施良正在翻看著資料,電話突然響起,他拿起電話:「喂,哪一位?」
電話裡傳出的是一個陰冷的聲音:「是我,你的一個老朋友。馬上到多倫路教堂來,有急事找你。」隨後電話就被掛斷。
雖然沒能從電話中判斷出對方的身份,但施良可以肯定,對方似乎沒有敵意,他猶豫了片刻,猜測著會不會又是土肥原的試探。最終他還是決定先去看看,即使真是試探,也可以巧妙應對。
多倫路教堂內,無數的信徒跟著台上的唱詩班一起頌唱著教會歌曲。施良緩步走進,在人群中尋找著熟悉的面孔,判斷著到底是誰把他約到了這裡。
就在他穿走在人群中的時候,一位身著黑色長袍,並蒙住了頭,牧師模樣的人向他迎面走來,當兩人擦肩而過的時候,那位牧師低聲地對施良說道:「約你的人在後面的懺悔房。」然後也不搭理施良,繼續向前走去。
施良聽到指引後,也不回頭,繼續地向前走著,穿過教堂的大廳,從旁邊的小門走出,向著後堂的懺悔房走去。
懺悔房是教堂中比較特殊的一個地方,一般是一個相對封閉的小房間,需要懺悔的人走進去,獨自處在這個房間裡,向隱藏在幕後的神甫懺悔自己所犯下的罪行,由於雙方不見面,只有心靈的溝通,所以人們往往能在這個時候將內心中隱藏的東西都說出來。

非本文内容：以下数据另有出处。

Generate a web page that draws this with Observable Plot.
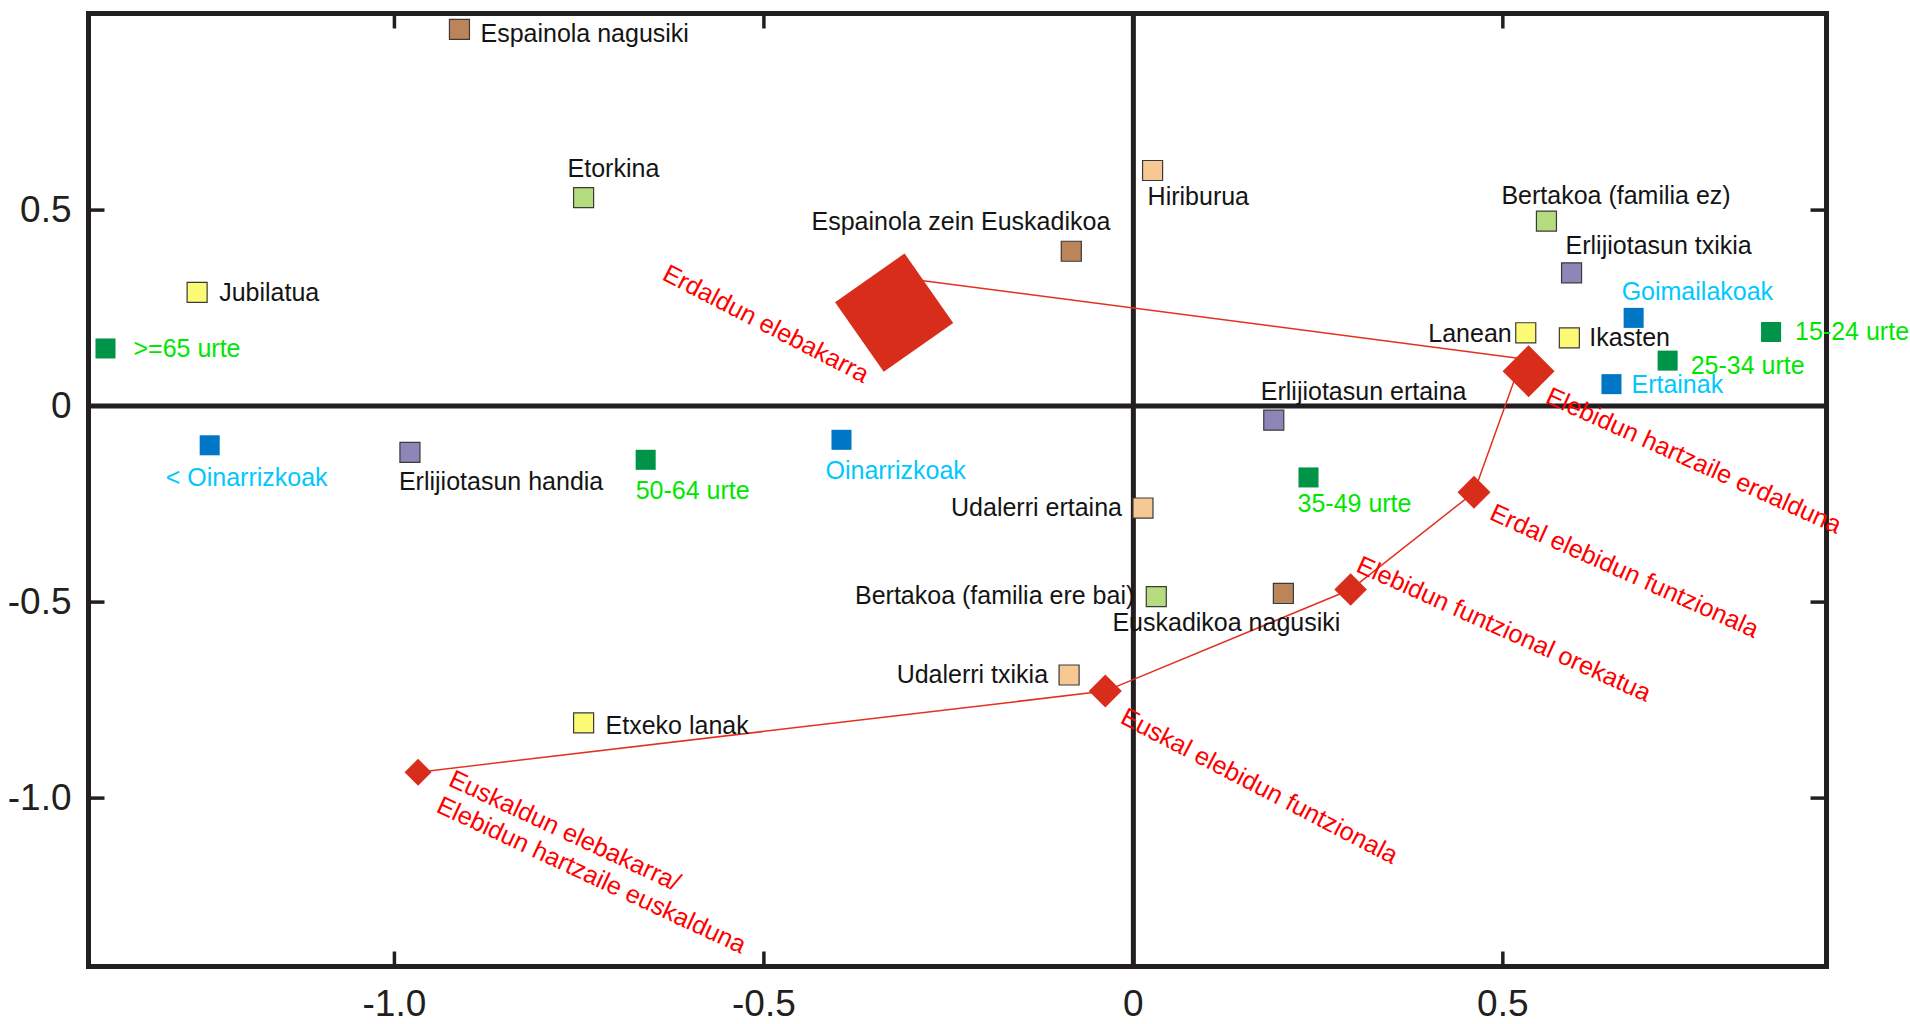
<!DOCTYPE html>
<html>
<head>
<meta charset="utf-8">
<script src="https://cdn.jsdelivr.net/npm/d3@7"></script>
<script src="https://cdn.jsdelivr.net/npm/@observablehq/plot@0.6"></script>
<style>
  html, body { margin: 0; padding: 0; background: #ffffff; }
  #chart svg { display: block; }
</style>
</head>
<body>
<div id="chart"></div>
<script>
// ---------- axis limits and ticks ----------
const xDomain = [-1.414, 0.938];
const yDomain = [-1.4296, 1.0015];
const xTicks = [-1.0, -0.5, 0, 0.5];
const yTicks = [-1.0, -0.5, 0, 0.5];

// ---------- category points (squares) ----------
const catNames = [
  "Espainola nagusiki", "Espainola zein Euskadikoa", "Euskadikoa nagusiki",
  "Etorkina", "Bertakoa (familia ez)", "Bertakoa (familia ere bai)",
  "Jubilatua", "Lanean", "Ikasten", "Etxeko lanak",
  ">=65 urte", "50-64 urte", "35-49 urte", "25-34 urte", "15-24 urte",
  "Hiriburua", "Udalerri ertaina", "Udalerri txikia",
  "Erlijiotasun txikia", "Erlijiotasun ertaina", "Erlijiotasun handia",
  "Goimailakoak", "Ertainak", "Oinarrizkoak", "< Oinarrizkoak"
];
const catX = [
  -0.912, -0.084, 0.203,
  -0.744, 0.559, 0.031,
  -1.267, 0.531, 0.590, -0.744,
  -1.391, -0.660, 0.237, 0.723, 0.863,
  0.026, 0.013, -0.087,
  0.593, 0.190, -0.979,
  0.677, 0.647, -0.395, -1.250
];
const catY = [
  0.961, 0.395, -0.478,
  0.532, 0.472, -0.486,
  0.290, 0.187, 0.174, -0.808,
  0.147, -0.137, -0.182, 0.116, 0.189,
  0.601, -0.260, -0.686,
  0.340, -0.036, -0.118,
  0.225, 0.056, -0.086, -0.100
];
const catGroup = [
  "origin", "origin", "origin",
  "birth", "birth", "birth",
  "activity", "activity", "activity", "activity",
  "age", "age", "age", "age", "age",
  "town", "town", "town",
  "religion", "religion", "religion",
  "education", "education", "education", "education"
];

// ---------- language profiles (red diamonds, joined by a line) ----------
const profNames = [
  "Erdaldun elebakarra",
  "Elebidun hartzaile erdalduna",
  "Erdal elebidun funtzionala",
  "Elebidun funtzional orekatua",
  "Euskal elebidun funtzionala",
  "Euskaldun elebakarra/\nElebidun hartzaile euskalduna"
];
const profX = [-0.342, 0.526, 0.461, 0.294, -0.038, -0.968];
const profY = [0.334, 0.121, -0.220, -0.468, -0.727, -0.934];
const profSize = [48, 9.0, 3.63, 3.54, 3.63, 2.43];   // relative symbol weight

// ---------- tables ----------
const points = catNames.map((name, i) => ({name, x: catX[i], y: catY[i], group: catGroup[i]}));
const profiles = profNames.map((name, i) => ({name, x: profX[i], y: profY[i], size: profSize[i]}));

// ---------- styles (kept apart from the data) ----------
const ink = "#231f20";
const font = "'Liberation Sans', Arial, Helvetica, sans-serif";
const fillOf = {
  origin: "#bc8459", birth: "#b6dc80", activity: "#fdfb76", age: "#009448",
  town: "#f6c893", religion: "#8f86b8", education: "#0077c6"
};
const outlined = new Set(["origin", "birth", "activity", "town", "religion"]);
const textColorOf = g => g === "age" ? "#00e600" : g === "education" ? "#00c8ff" : "#141414";

// label placement: [anchor, dx, dy]
const labelLayout = {
  "Espainola nagusiki": ["start", 21, 5],
  "Espainola zein Euskadikoa": ["end", 39, -29],
  "Euskadikoa nagusiki": ["middle", -57, 30],
  "Etorkina": ["start", -16, -29],
  "Bertakoa (familia ez)": ["start", -45, -25],
  "Bertakoa (familia ere bai)": ["end", -22, -1],
  "Jubilatua": ["start", 22, 1],
  "Lanean": ["end", -14, 1],
  "Ikasten": ["start", 20, 0],
  "Etxeko lanak": ["start", 22, 3],
  ">=65 urte": ["start", 28, 1],
  "50-64 urte": ["start", -10, 31],
  "35-49 urte": ["start", -11, 27],
  "25-34 urte": ["start", 23, 5],
  "15-24 urte": ["start", 24, 0],
  "Hiriburua": ["start", -5, 27],
  "Udalerri ertaina": ["end", -21, 0],
  "Udalerri txikia": ["end", -21, 0],
  "Erlijiotasun txikia": ["start", -6, -27],
  "Erlijiotasun ertaina": ["start", -13, -28],
  "Erlijiotasun handia": ["start", -11, 30],
  "Goimailakoak": ["start", -12, -26],
  "Ertainak": ["start", 20, 1],
  "Oinarrizkoak": ["start", -16, 31],
  "< Oinarrizkoak": ["middle", 37, 33]
};
// profile marker/label placement
const profLayout = [
  {mdx: 13.5, mdy: 37.4, turn: 10, dx: -13, dy: 100, anchor: "end", rotate: 27.3},
  {mdx: 6.5, mdy: 12.5, turn: 0, dx: 26, dy: 35, anchor: "start", rotate: 24.3},
  {mdx: 0, mdy: 0, turn: 0, dx: 18, dy: 18, anchor: "start", rotate: 24.2},
  {mdx: 0, mdy: 0, turn: 0, dx: 8, dy: -27, anchor: "start", rotate: 24.2},
  {mdx: 0, mdy: 0, turn: 0, dx: 18, dy: 23, anchor: "start", rotate: 27.5},
  {mdx: 0, mdy: 0, turn: 0, dx: 27, dy: 17.5, anchor: "start", rotate: 25}
];

// custom symbols
function rotSquare(deg) {
  return {
    draw(ctx, size) {
      const r = Math.sqrt(size / Math.PI);
      const a = deg * Math.PI / 180;
      for (let k = 0; k < 4; k++) {
        const t = a - Math.PI / 2 + k * Math.PI / 2;
        const px = r * Math.cos(t), py = r * Math.sin(t);
        if (k === 0) ctx.moveTo(px, py); else ctx.lineTo(px, py);
      }
      ctx.closePath();
    }
  };
}
const seg = (x1, y1, x2, y2) => ({draw(ctx) { ctx.moveTo(x1, y1); ctx.lineTo(x2, y2); }});
const fmt = d => d === 0 ? "0" : (d < 0 ? "-" : "") + Math.abs(d).toFixed(1);

// ---------- marks ----------
const marks = [];
marks.push(Plot.ruleX([0], {stroke: ink, strokeWidth: 5}));
marks.push(Plot.ruleY([0], {stroke: ink, strokeWidth: 5}));
// inward ticks on all four sides
const tickStyle = {fill: "none", stroke: ink, strokeWidth: 3.5};
marks.push(Plot.dot(yTicks, {x: () => xDomain[0], y: d => d, symbol: seg(0, 0, 16, 0), ...tickStyle}));
marks.push(Plot.dot(yTicks, {x: () => xDomain[1], y: d => d, symbol: seg(0, 0, -16, 0), ...tickStyle}));
marks.push(Plot.dot(xTicks.filter(d => d !== 0), {x: d => d, y: () => yDomain[1], symbol: seg(0, 0, 0, 15), ...tickStyle}));
marks.push(Plot.dot(xTicks.filter(d => d !== 0), {x: d => d, y: () => yDomain[0], symbol: seg(0, 0, 0, -15), ...tickStyle}));
marks.push(Plot.frame({stroke: ink, strokeWidth: 5}));
marks.push(Plot.axisX(xTicks, {anchor: "bottom", tickSize: 0, tickPadding: 23, fontSize: 37, fontFamily: font, tickFormat: fmt, fill: ink, label: null}));
marks.push(Plot.axisY(yTicks, {anchor: "left", tickSize: 0, tickPadding: 17, fontSize: 37, fontFamily: font, tickFormat: fmt, fill: ink, label: null}));

// profile line
marks.push(Plot.line(profiles, {x: "x", y: "y", stroke: "#e3301f", strokeWidth: 1.5}));

// category squares
marks.push(Plot.dot(points.filter(d => outlined.has(d.group)), {
  x: "x", y: "y", symbol: "square", r: 11.3,
  fill: d => fillOf[d.group], stroke: "#3a3a3a", strokeWidth: 1.2
}));
marks.push(Plot.dot(points.filter(d => !outlined.has(d.group)), {
  x: "x", y: "y", symbol: "square", r: 11.3,
  fill: d => fillOf[d.group]
}));

// category labels
points.forEach(p => {
  const [anchor, dx, dy] = labelLayout[p.name];
  marks.push(Plot.text([p], {
    x: "x", y: "y", text: "name", textAnchor: anchor, dx, dy,
    fill: textColorOf(p.group), fontSize: 25, fontFamily: font
  }));
});

// profile diamonds + labels
profiles.forEach((p, i) => {
  const L = profLayout[i];
  marks.push(Plot.dot([p], {
    x: "x", y: "y", r: "size", symbol: rotSquare(L.turn),
    fill: "#d92d1c", dx: L.mdx, dy: L.mdy
  }));
  marks.push(Plot.text([p], {
    x: "x", y: "y", text: "name", textAnchor: L.anchor, rotate: L.rotate,
    dx: L.dx, dy: L.dy, lineHeight: 1.15,
    fill: "#ff0000", fontSize: 25.3, fontFamily: font
  }));
});

const chart = Plot.plot({
  width: 1910,
  height: 1024,
  marginLeft: 88,
  marginRight: 84,
  marginTop: 13,
  marginBottom: 58,
  style: {background: "#ffffff", fontFamily: font},
  x: {domain: xDomain, label: null},
  y: {domain: yDomain, label: null},
  color: {type: "identity"},
  r: {type: "sqrt", domain: [0, 48], range: [0, 60]},
  marks
});
document.getElementById("chart").appendChild(chart);
</script>
</body>
</html>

施良走進懺悔房,將房門關上,屋裡頓時黑暗下來,只有頭頂的一扇天窗,射下慘淡的陽光,將施良身邊的狹小空間照亮。
黑暗中傳出了一個聲音:「你來了?」
「我來了。」施良靜靜地說道。
「有什麼想要向主懺悔的,現在就開始吧。」黑暗中的聲音開始說道。
「我最想懺悔的就是前幾次把你抓住的時候,還把你放了出去,讓你今天可以在這裡裝神弄鬼的戲弄我!」施良壓低聲音衝著黑暗說道,他已經聽出,那躲在黑暗中的人,其實就是沈醉。
黑暗中的人發出一聲輕微的笑聲,隨後忍住,又繼續裝出一副莊嚴的樣子,說道:「請不要跟神的使者開玩笑,老實交代你的問題。」
施良猜到沈醉這麼做,一定是有他的想法,而且這種方式,確實很隱蔽,也就不再跟他開玩笑,也沉聲說道:「我實在不知道,該交代什麼問題。」
「你最近是不是剛剛做了76號的主任,是不是得到了覲見汪精衛的機會。」沈醉也不再兜圈子,壓低聲音直接問道。
「是,你找我就是為了問這個?」施良知道對方切入了正題,也壓低聲音說道。
「他是不是最近要離開國內去日本看他當年被王亞樵打的槍傷?」沈醉繼續問道。